A national opinion poll has found that a majority of Americans believe their cities are improving and, even though most people still prefer living in the suburbs, they support tax subsidies for historic preservation, mass transit, highway construction and low-income housing for urban centers.
The poll consists of a survey of 1,008 persons by the Gallup Organization for the Urban Land Institute, a developers' research group.
The poll found that, while most Americans would not be willing to move to the downtown area of their city, a majority feel a good job is being done to improve cities and they would support subsidies for future improvements.
"Americans are no longer turning their back on cities," said George Gallup Jr., president of the Gallup Organization, in a presentation of the survey results to ULI's 50th anniversary convention in Orlando, Fla., last week. "Many are taking a renewed interest in their city. We found that nine out of 10 city dwellers are willing to give time and money to solve the problems in their cities."
The survey, designed to poll a cross-section of the U.S. population on its attitude towards cities and communities, found that a majority of Americans believe their neighborhoods and communities will improve or remain the same, rather than decline, during the next 10 years. People who said they feel their local taxes are either low or "about right" were more inclined to predict their cities would improve in the future than those who said they believe their taxes are too high.

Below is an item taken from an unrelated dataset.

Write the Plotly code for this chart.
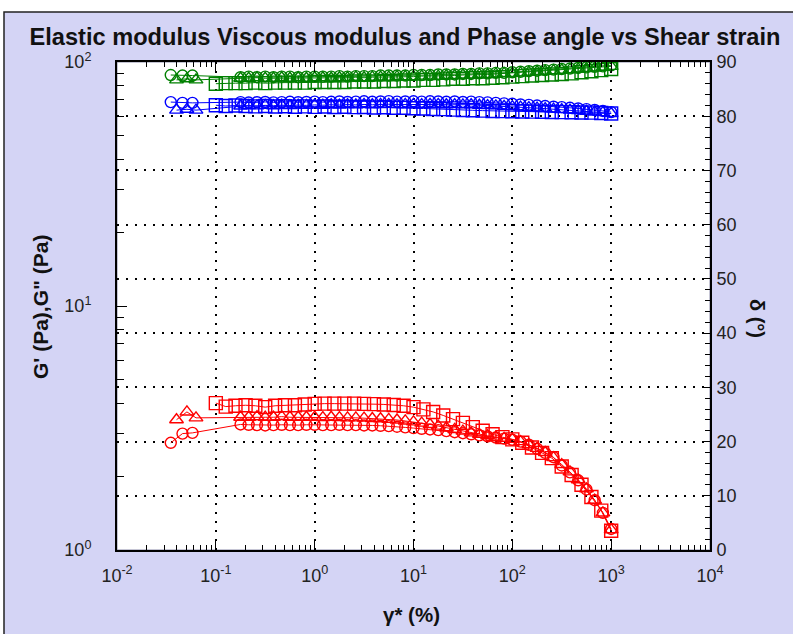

Most respondents gave high ratings to their communities for shopping convenience, fire and police protection, sanitation, schools and housing construction. Street and road maintenance, housing maintenance and the quality of playgrounds for children were generally rated fair or poor.
Crime, traffic and parking were often cited as inner-city problems. A small majority said they believe they can find better shopping in suburban malls than in downtown retail centers.
Overall, midwesterners and westerners rated their neighborhood services more highly than did easterners or southerners. At the same time, suburban dwellers rated their neighborhoods higher than did people residing in urban or rural areas on all the factors tested.
The poll found that America is still a nation of homeowners. Seven in 10 American adults own their own homes and 81 percent of all Americans said their housing is excellent or good. Only 19 percent rated their housing as fair or poor.
A majority of the respondents cited quality of construction as the highest priority in the building of a new home; architecture quality was the second priority. At the same time, 62 percent said they prefer housing built since 1960.
The poll found that nearly half the respondents said there is not enough housing in their area for lower- and middle-income families, while half said they believe such housing is adequate. Of those that said there should be more housing for low-income families, 35 percent said they support construction of new housing, while 47 percent said they favor rehabilitating existing housing.
The poll found that Americans strongly favor historic preservation and believe local community groups should have a central role in decisions about preservation.
"We are seeing a growing interest in permanence and aesthetics," Gallup said. "A growing interest in preserving the past comes through again and again in this poll."
More than seven in 10 said they believe a good job is being done to restore historic buildings and districts, and 69 percent said they support tax deductions for restoring historic homes. Only 55 percent said they support tax deductions for restoring historic commercial buildings.
The poll found that 97 percent of Americans believe they should have a strong voice in preservation questions. Large majorities also felt that local government and local history experts should also have a voice.
While the poll found that 51 percent of Americans believe local zoning and planning boards are in touch with the public's interests, as many as 39 percent said such boards are not in touch with their interests. Those least inclined to rate their zoning boards positively are easterners and people living in densely populated areas.
While 80 percent of the respondents said they believe developers have helped improve their communities, 74 percent said they believe developers do not pay enough attention to how their work affects the environment.
When asked if environmental regulations should be relaxed to stimulate economic growth and development, respondents split evenly, with 46 percent approving relaxing regulations and 45 percent opposing.
In response to questions about their local taxes, two-thirds of the respondents said their taxes are too high, but large majorities said they would approve tax deductions for preserving farm land and open space, rehabilitating housing in city slums, energy improvements for more efficient heating and subsidies for improving downtown areas.
Although 75 percent said they believe in tax deductions on mortgage interest for principal residences, only 30 percent said a similar deduction should be allowed for vacation homes.
Nearly six in 10 said there is not enough land set aside for wilderness areas in the United States, and 82 percent said they would support subsidies for preservation of more wilderness land.
Gallup also told the developers gathered in Orlando, Fla., that a majority of the respondents said they expect changes in their housing in the near future, either moving to another house or city, or making improvements on their existing homes.
"That is good for the development industry," Gallup said. "This poll shows there should be a lot of activity in the housing market over the next 10 years."